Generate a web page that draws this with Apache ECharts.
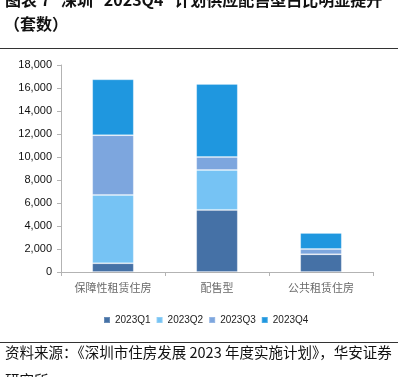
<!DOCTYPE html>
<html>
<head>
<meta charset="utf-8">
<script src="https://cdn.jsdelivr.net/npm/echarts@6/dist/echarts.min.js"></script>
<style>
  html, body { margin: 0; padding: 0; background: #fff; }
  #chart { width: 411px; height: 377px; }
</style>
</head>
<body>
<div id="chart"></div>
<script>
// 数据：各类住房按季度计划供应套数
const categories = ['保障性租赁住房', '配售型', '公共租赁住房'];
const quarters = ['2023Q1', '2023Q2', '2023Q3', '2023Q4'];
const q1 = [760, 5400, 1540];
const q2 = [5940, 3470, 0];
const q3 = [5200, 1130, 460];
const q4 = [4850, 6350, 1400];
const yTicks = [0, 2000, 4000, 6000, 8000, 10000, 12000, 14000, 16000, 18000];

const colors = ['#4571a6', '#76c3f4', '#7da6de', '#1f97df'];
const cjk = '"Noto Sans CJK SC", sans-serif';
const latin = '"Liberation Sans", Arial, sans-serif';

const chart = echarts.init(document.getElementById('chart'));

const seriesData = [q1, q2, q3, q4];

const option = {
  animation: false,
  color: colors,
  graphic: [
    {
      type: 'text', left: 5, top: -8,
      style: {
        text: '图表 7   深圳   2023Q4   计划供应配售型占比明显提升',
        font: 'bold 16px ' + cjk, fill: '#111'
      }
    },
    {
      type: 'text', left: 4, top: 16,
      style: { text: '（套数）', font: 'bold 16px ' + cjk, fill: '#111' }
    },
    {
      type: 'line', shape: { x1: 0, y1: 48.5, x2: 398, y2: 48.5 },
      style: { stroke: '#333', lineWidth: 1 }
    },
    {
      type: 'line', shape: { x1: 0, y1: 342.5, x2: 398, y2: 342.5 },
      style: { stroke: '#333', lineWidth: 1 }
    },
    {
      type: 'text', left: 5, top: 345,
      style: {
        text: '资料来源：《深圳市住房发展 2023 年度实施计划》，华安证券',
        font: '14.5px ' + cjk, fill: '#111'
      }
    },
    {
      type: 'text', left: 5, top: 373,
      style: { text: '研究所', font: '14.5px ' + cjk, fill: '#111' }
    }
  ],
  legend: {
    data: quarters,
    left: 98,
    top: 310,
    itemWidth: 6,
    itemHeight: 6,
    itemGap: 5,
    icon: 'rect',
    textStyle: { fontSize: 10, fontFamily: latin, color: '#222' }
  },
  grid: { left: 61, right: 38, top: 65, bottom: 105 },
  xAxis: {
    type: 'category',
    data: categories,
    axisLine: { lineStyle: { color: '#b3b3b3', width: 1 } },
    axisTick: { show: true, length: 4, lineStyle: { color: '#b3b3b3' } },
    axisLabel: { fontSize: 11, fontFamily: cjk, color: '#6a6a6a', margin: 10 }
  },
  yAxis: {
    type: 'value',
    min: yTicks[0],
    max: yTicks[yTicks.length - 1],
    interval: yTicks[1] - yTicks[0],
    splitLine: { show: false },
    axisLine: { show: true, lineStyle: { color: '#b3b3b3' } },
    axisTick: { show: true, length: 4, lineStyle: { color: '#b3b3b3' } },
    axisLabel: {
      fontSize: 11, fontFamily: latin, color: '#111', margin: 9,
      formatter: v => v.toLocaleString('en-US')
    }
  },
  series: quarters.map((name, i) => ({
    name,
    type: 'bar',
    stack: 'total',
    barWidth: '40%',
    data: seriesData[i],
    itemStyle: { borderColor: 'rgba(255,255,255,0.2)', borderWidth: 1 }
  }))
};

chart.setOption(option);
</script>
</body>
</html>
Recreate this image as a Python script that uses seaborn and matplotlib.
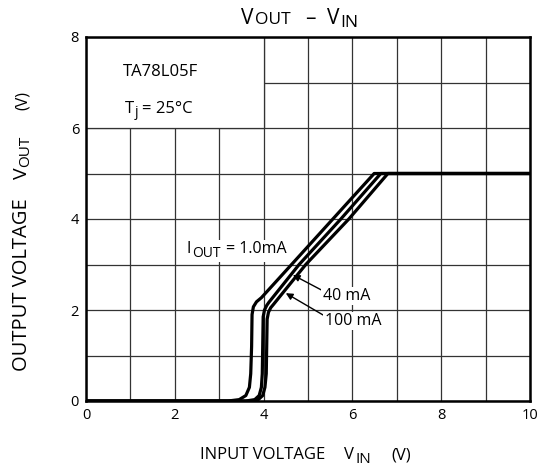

Your instructions => Reproduce each line word for word and drop the pictures.

Response =>
Generate a web page that draws this with Apache ECharts.
<!DOCTYPE html>
<html>
<head>
<meta charset="utf-8">
<script src="https://cdn.jsdelivr.net/npm/echarts@6/dist/echarts.min.js"></script>
<style>
  html, body { margin: 0; padding: 0; background: #fff; }
  #chart { width: 411px; height: 377px; }
</style>
</head>
<body>
<div id="chart"></div>
<script>
// 数据：各类住房按季度计划供应套数
const categories = ['保障性租赁住房', '配售型', '公共租赁住房'];
const quarters = ['2023Q1', '2023Q2', '2023Q3', '2023Q4'];
const q1 = [760, 5400, 1540];
const q2 = [5940, 3470, 0];
const q3 = [5200, 1130, 460];
const q4 = [4850, 6350, 1400];
const yTicks = [0, 2000, 4000, 6000, 8000, 10000, 12000, 14000, 16000, 18000];

const colors = ['#4571a6', '#76c3f4', '#7da6de', '#1f97df'];
const cjk = '"Noto Sans CJK SC", sans-serif';
const latin = '"Liberation Sans", Arial, sans-serif';

const chart = echarts.init(document.getElementById('chart'));

const seriesData = [q1, q2, q3, q4];

const option = {
  animation: false,
  color: colors,
  graphic: [
    {
      type: 'text', left: 5, top: -8,
      style: {
        text: '图表 7   深圳   2023Q4   计划供应配售型占比明显提升',
        font: 'bold 16px ' + cjk, fill: '#111'
      }
    },
    {
      type: 'text', left: 4, top: 16,
      style: { text: '（套数）', font: 'bold 16px ' + cjk, fill: '#111' }
    },
    {
      type: 'line', shape: { x1: 0, y1: 48.5, x2: 398, y2: 48.5 },
      style: { stroke: '#333', lineWidth: 1 }
    },
    {
      type: 'line', shape: { x1: 0, y1: 342.5, x2: 398, y2: 342.5 },
      style: { stroke: '#333', lineWidth: 1 }
    },
    {
      type: 'text', left: 5, top: 345,
      style: {
        text: '资料来源：《深圳市住房发展 2023 年度实施计划》，华安证券',
        font: '14.5px ' + cjk, fill: '#111'
      }
    },
    {
      type: 'text', left: 5, top: 373,
      style: { text: '研究所', font: '14.5px ' + cjk, fill: '#111' }
    }
  ],
  legend: {
    data: quarters,
    left: 98,
    top: 310,
    itemWidth: 6,
    itemHeight: 6,
    itemGap: 5,
    icon: 'rect',
    textStyle: { fontSize: 10, fontFamily: latin, color: '#222' }
  },
  grid: { left: 61, right: 38, top: 65, bottom: 105 },
  xAxis: {
    type: 'category',
    data: categories,
    axisLine: { lineStyle: { color: '#b3b3b3', width: 1 } },
    axisTick: { show: true, length: 4, lineStyle: { color: '#b3b3b3' } },
    axisLabel: { fontSize: 11, fontFamily: cjk, color: '#6a6a6a', margin: 10 }
  },
  yAxis: {
    type: 'value',
    min: yTicks[0],
    max: yTicks[yTicks.length - 1],
    interval: yTicks[1] - yTicks[0],
    splitLine: { show: false },
    axisLine: { show: true, lineStyle: { color: '#b3b3b3' } },
    axisTick: { show: true, length: 4, lineStyle: { color: '#b3b3b3' } },
    axisLabel: {
      fontSize: 11, fontFamily: latin, color: '#111', margin: 9,
      formatter: v => v.toLocaleString('en-US')
    }
  },
  series: quarters.map((name, i) => ({
    name,
    type: 'bar',
    stack: 'total',
    barWidth: '40%',
    data: seriesData[i],
    itemStyle: { borderColor: 'rgba(255,255,255,0.2)', borderWidth: 1 }
  }))
};

chart.setOption(option);
</script>
</body>
</html>
Recreate this image as a Python script that uses seaborn and matplotlib.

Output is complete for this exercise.